# What is needed
Your copy of the material must match it exactly, except that pictures are dropped.
------------------------------------
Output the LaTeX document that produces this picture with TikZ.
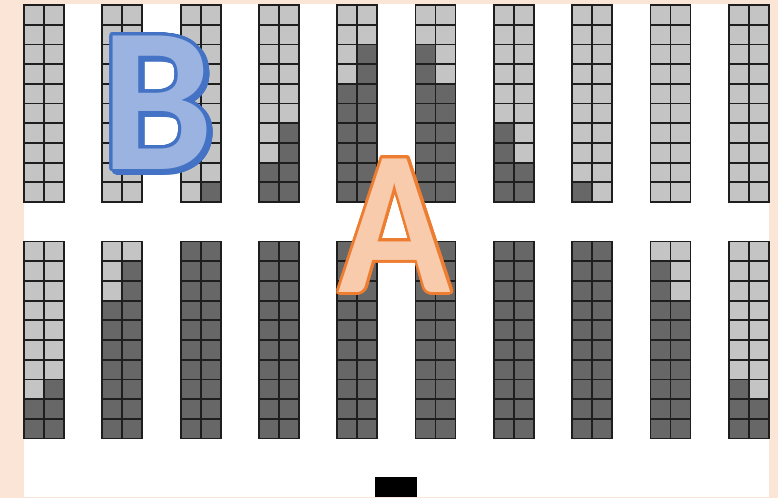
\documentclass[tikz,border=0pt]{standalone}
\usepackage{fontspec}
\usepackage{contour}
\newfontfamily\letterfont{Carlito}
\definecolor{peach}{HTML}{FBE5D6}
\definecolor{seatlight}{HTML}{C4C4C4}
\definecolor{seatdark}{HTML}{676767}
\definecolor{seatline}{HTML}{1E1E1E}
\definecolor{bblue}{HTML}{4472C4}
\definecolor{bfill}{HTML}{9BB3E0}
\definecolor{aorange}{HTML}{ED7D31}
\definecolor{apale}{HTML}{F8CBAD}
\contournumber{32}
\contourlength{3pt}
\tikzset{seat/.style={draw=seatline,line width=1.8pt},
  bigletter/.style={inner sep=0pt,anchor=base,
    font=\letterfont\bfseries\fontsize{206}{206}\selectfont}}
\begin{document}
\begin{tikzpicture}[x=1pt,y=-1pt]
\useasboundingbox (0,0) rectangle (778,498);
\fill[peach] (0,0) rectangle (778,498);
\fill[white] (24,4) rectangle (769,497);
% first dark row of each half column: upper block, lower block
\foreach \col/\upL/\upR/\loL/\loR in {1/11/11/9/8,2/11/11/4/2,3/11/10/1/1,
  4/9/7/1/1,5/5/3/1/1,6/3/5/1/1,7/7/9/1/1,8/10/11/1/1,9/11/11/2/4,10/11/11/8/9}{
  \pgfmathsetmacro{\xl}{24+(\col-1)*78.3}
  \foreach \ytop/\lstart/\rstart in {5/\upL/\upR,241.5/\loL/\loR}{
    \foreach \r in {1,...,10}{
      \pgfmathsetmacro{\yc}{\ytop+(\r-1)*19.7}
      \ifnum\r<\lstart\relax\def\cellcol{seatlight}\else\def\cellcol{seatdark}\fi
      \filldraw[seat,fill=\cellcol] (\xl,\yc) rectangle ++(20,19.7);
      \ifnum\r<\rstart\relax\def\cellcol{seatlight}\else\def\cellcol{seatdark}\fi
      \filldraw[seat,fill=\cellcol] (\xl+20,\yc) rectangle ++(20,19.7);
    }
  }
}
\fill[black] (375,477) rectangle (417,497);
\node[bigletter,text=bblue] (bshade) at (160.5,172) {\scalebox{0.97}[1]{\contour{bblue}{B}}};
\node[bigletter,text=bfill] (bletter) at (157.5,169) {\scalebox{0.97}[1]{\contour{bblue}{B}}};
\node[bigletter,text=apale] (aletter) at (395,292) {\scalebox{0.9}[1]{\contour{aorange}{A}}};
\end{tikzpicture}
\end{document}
------------------------------------
# Correct result
Output the LaTeX document that produces this picture with TikZ.
\documentclass[tikz,border=0pt]{standalone}
\usepackage{fontspec}
\usepackage{contour}
\newfontfamily\letterfont{Carlito}
\definecolor{peach}{HTML}{FBE5D6}
\definecolor{seatlight}{HTML}{C4C4C4}
\definecolor{seatdark}{HTML}{676767}
\definecolor{seatline}{HTML}{1E1E1E}
\definecolor{bblue}{HTML}{4472C4}
\definecolor{bfill}{HTML}{9BB3E0}
\definecolor{aorange}{HTML}{ED7D31}
\definecolor{apale}{HTML}{F8CBAD}
\contournumber{32}
\contourlength{3pt}
\tikzset{seat/.style={draw=seatline,line width=1.8pt},
  bigletter/.style={inner sep=0pt,anchor=base,
    font=\letterfont\bfseries\fontsize{206}{206}\selectfont}}
\begin{document}
\begin{tikzpicture}[x=1pt,y=-1pt]
\useasboundingbox (0,0) rectangle (778,498);
\fill[peach] (0,0) rectangle (778,498);
\fill[white] (24,4) rectangle (769,497);
% first dark row of each half column: upper block, lower block
\foreach \col/\upL/\upR/\loL/\loR in {1/11/11/9/8,2/11/11/4/2,3/11/10/1/1,
  4/9/7/1/1,5/5/3/1/1,6/3/5/1/1,7/7/9/1/1,8/10/11/1/1,9/11/11/2/4,10/11/11/8/9}{
  \pgfmathsetmacro{\xl}{24+(\col-1)*78.3}
  \foreach \ytop/\lstart/\rstart in {5/\upL/\upR,241.5/\loL/\loR}{
    \foreach \r in {1,...,10}{
      \pgfmathsetmacro{\yc}{\ytop+(\r-1)*19.7}
      \ifnum\r<\lstart\relax\def\cellcol{seatlight}\else\def\cellcol{seatdark}\fi
      \filldraw[seat,fill=\cellcol] (\xl,\yc) rectangle ++(20,19.7);
      \ifnum\r<\rstart\relax\def\cellcol{seatlight}\else\def\cellcol{seatdark}\fi
      \filldraw[seat,fill=\cellcol] (\xl+20,\yc) rectangle ++(20,19.7);
    }
  }
}
\fill[black] (375,477) rectangle (417,497);
\node[bigletter,text=bblue] (bshade) at (160.5,172) {\scalebox{0.97}[1]{\contour{bblue}{B}}};
\node[bigletter,text=bfill] (bletter) at (157.5,169) {\scalebox{0.97}[1]{\contour{bblue}{B}}};
\node[bigletter,text=apale] (aletter) at (395,292) {\scalebox{0.9}[1]{\contour{aorange}{A}}};
\end{tikzpicture}
\end{document}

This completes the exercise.